Summary of the talk with Professor Newton

simulation algorithm

1. analog (time driven)

spice

basically just construct a sparce matrix and solve ODE at transistor level

variable are voltage and current

remark: calculation could be huge and the time can exhausting

2. event driven

verilog, vhdl , RSIM

construct a event list using data structure and put all the event into the list and process the event.

gate level, rtl level or behavoir level, gate level.

logic state as variable 0,1 and propagation delay time also considered to find glitch.

remark: statistically shown that for big digital circuit, only 14 percent of the gate will have event very often. so event driven could be efficient.

3. compiled mode

some other software

compile all the circuit description into a piece of executable code and define initial state and final state. run the code during the cycle and swap pointers pointing to initial state and final state so next simulation could be run using the previous final state.
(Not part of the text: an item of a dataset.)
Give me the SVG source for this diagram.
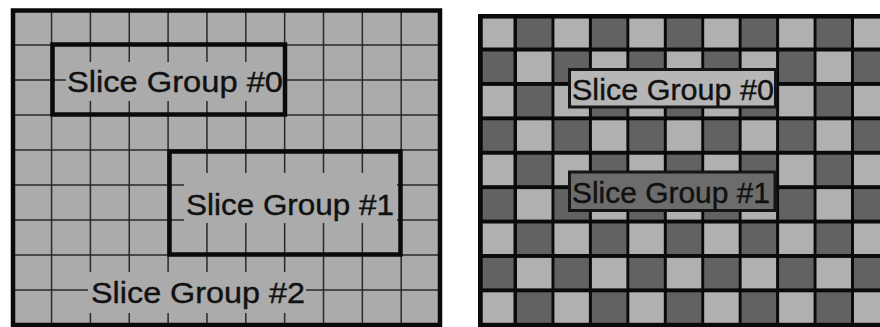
<svg xmlns="http://www.w3.org/2000/svg" xmlns:xlink="http://www.w3.org/1999/xlink" width="880" height="327" viewBox="0 0 880 327">
<style>
.bg{fill:#ffffff}
.panelfill{fill:#ababab}
.grid{stroke:#2a2a2a;stroke-width:1.5;fill:none}
.knock{fill:#ababab}
.sg{fill:none;stroke:#0a0a0a;stroke-width:4.5}
.frame{fill:none;stroke:#0a0a0a;stroke-width:4.5}
.lbl{font-family:"Liberation Sans",Arial,Helvetica,sans-serif;font-size:30px;fill:#111;stroke:#111;stroke-width:0.4}
.L{fill:#b0b0b0}
.D{fill:#626262}
.tagL{fill:#b6b6b6;stroke:#151515;stroke-width:3}
.tagD{fill:#6c6c6c;stroke:#151515;stroke-width:3}
</style>
<defs>
<g id="rowA">
<rect class="L" x="479" y="0" width="34.5" height="30.5"/>
<rect class="D" x="517" y="0" width="34.5" height="30.5"/>
<rect class="L" x="554.4" y="0" width="34.5" height="30.5"/>
<rect class="D" x="591.9" y="0" width="34.5" height="30.5"/>
<rect class="L" x="629.3" y="0" width="34.5" height="30.5"/>
<rect class="D" x="666.8" y="0" width="34.5" height="30.5"/>
<rect class="L" x="704.2" y="0" width="34.5" height="30.5"/>
<rect class="D" x="741.6" y="0" width="34.5" height="30.5"/>
<rect class="L" x="779.1" y="0" width="34.5" height="30.5"/>
<rect class="D" x="816.5" y="0" width="34.5" height="30.5"/>
<rect class="L" x="854" y="0" width="34.5" height="30.5"/>
</g>
<g id="rowB">
<rect class="D" x="479" y="0" width="34.5" height="30.5"/>
<rect class="L" x="517" y="0" width="34.5" height="30.5"/>
<rect class="D" x="554.4" y="0" width="34.5" height="30.5"/>
<rect class="L" x="591.9" y="0" width="34.5" height="30.5"/>
<rect class="D" x="629.3" y="0" width="34.5" height="30.5"/>
<rect class="L" x="666.8" y="0" width="34.5" height="30.5"/>
<rect class="D" x="704.2" y="0" width="34.5" height="30.5"/>
<rect class="L" x="741.6" y="0" width="34.5" height="30.5"/>
<rect class="D" x="779.1" y="0" width="34.5" height="30.5"/>
<rect class="L" x="816.5" y="0" width="34.5" height="30.5"/>
<rect class="D" x="854" y="0" width="34.5" height="30.5"/>
</g>
</defs>
<rect class="bg" x="0" y="0" width="880" height="327"/>

<g id="left-panel">
<rect class="panelfill" x="13" y="10.5" width="427" height="314.5"/>
<path class="grid" d="M51.55 10.5V325M90.4 10.5V325M129.25 10.5V325M168.1 10.5V325M206.95 10.5V325M245.8 10.5V325M284.65 10.5V325M323.5 10.5V325M362.35 10.5V325M401.2 10.5V325M13 45H440M13 80H440M13 115H440M13 150H440M13 185H440M13 220H440M13 255H440M13 290H440"/>
<rect class="knock" x="66" y="62" width="218" height="39"/>
<rect class="knock" x="184" y="173" width="213" height="50"/>
<rect class="knock" x="88" y="272" width="218" height="41"/>
<rect class="frame" x="13" y="10.5" width="427" height="314.5"/>
</g>

<g id="left-slice-group-0">
<rect class="sg" x="52.5" y="44.5" width="232.5" height="70"/>
<text class="lbl" x="67" y="92" textLength="216" lengthAdjust="spacingAndGlyphs">Slice Group #0</text>
</g>

<g id="left-slice-group-1">
<rect class="sg" x="169.5" y="151.5" width="231" height="103"/>
<text class="lbl" x="186" y="215" textLength="208" lengthAdjust="spacingAndGlyphs">Slice Group #1</text>
</g>

<g id="left-slice-group-2">
<text class="lbl" x="91" y="303" textLength="214" lengthAdjust="spacingAndGlyphs">Slice Group #2</text>
</g>

<g id="right-panel">
<rect fill="#0a0a0a" x="478" y="14" width="402" height="313"/>
<use xlink:href="#rowA" href="#rowA" y="17"/>
<use xlink:href="#rowB" href="#rowB" y="51.5"/>
<use xlink:href="#rowA" href="#rowA" y="85.9"/>
<use xlink:href="#rowB" href="#rowB" y="120.3"/>
<use xlink:href="#rowA" href="#rowA" y="154.7"/>
<use xlink:href="#rowB" href="#rowB" y="189.1"/>
<use xlink:href="#rowA" href="#rowA" y="223.5"/>
<use xlink:href="#rowB" href="#rowB" y="257.9"/>
<use xlink:href="#rowA" href="#rowA" y="292.3"/>
<rect class="frame" x="480.5" y="16.3" width="410" height="309"/>
</g>

<g id="right-slice-group-0">
<rect class="tagL" x="569.5" y="69.5" width="206" height="37.5"/>
<text class="lbl" x="572" y="99.5" textLength="202" lengthAdjust="spacingAndGlyphs">Slice Group #0</text>
</g>

<g id="right-slice-group-1">
<rect class="tagD" x="569.5" y="172" width="205.5" height="38.5"/>
<text class="lbl" x="572" y="203" textLength="198" lengthAdjust="spacingAndGlyphs">Slice Group #1</text>
</g>

<g id="connectors"/>
</svg>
only state variable is concerned and the intermediate value is not of the interest. (Well, could be!)

cycle based

remark: could be very efficient using native c code

the simulation model now

the vhdl compiler read in vhdl code or description of the gate, mapping into some kind of data structure then run the simulation. assume the simulation is event driven, the global scheduler will need to exchange information with every single gate (some information is missing here). So every time we make the change we have to read in the new vhdl code and create a new global schedular. Not a flexible archtecture.

the proposed simulation model

under the new model, the component is self-contained which means that all the components runs itself. All they care is what input they need and what output they need to deliver. Regardless which internal simulation is used, as long as all the components generated a common input or output, we could have a global schedular to administrate the global behavior and cascade all the components to simulate the global behavior. Imagine toshiba's memory could work with intel's cpu and lsi's mem controller, as long as each of the suppliers delivers a component properly. For running larger task, we could even distribute the component thruout the whole internet for utillize much larger resource available. If the suppliers delivers new model, they simply put it on the server and whole environment still works WITHOUT recompiling. Another point is that we can wrap the collection of the components into a higher level component with its own input and output.

the possible bottle neck or some other problem

the network could slow down the simulation. but we can always download the components and simulate locally.

language of the choice JAVA!!

time table and some term deliverables

start now, I will do literature survey. by the end of the semester, I will have some module written and make the whole enviroment up and running. 1. the main feature of the idea is that the model is selfcontained. so I might start by implement all the module using cycle based simulation. 2. how does the whole thing work? what type of assumption has to be made? what does the ui look like? where to start?